Japan's Securities & Exchange Surveillance Commission (SESC), a securities watch-dog, said this week it recommended the FSA penalize the US firm. The two regulators began inspecting J.P. Morgan in November.
The FSA also ordered the firm to strengthen its internal control system and ensure strict compliance by its employees.
JP Morgan was accused of placing an inordinate amount of sell orders on a share to push the price below a ¥797 threshold which would allow it to convert bonds it had issued to clients into shares.
Buying the shares later to fulfill the bond redemption was preferred to paying cash to the bondholders because the share price was declining.

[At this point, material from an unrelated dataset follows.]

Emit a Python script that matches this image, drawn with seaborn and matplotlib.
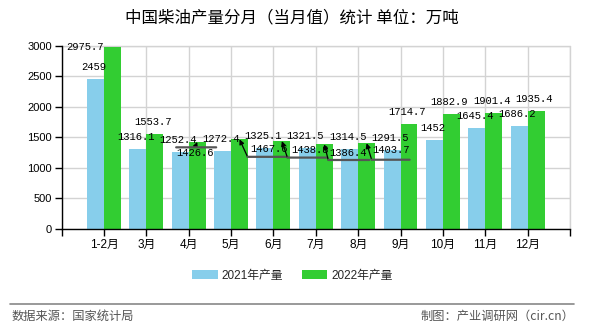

The trader issued 1.6 million sell orders on the share with two minutes left before the market closed, far above the 100,000 shares traded daily, the SESC said, succeeding in dropping the price below the cutoff.
JP Morgan responded in a statement: "We take this matter extremely seriously and intend to further strengthen our internal control system implementing additional measures to prevent recurrence of this incident."
Japanese securities regulators have been tightening scrutiny of brokerages to reassure investors that markets in Japan operate fairly and transparently.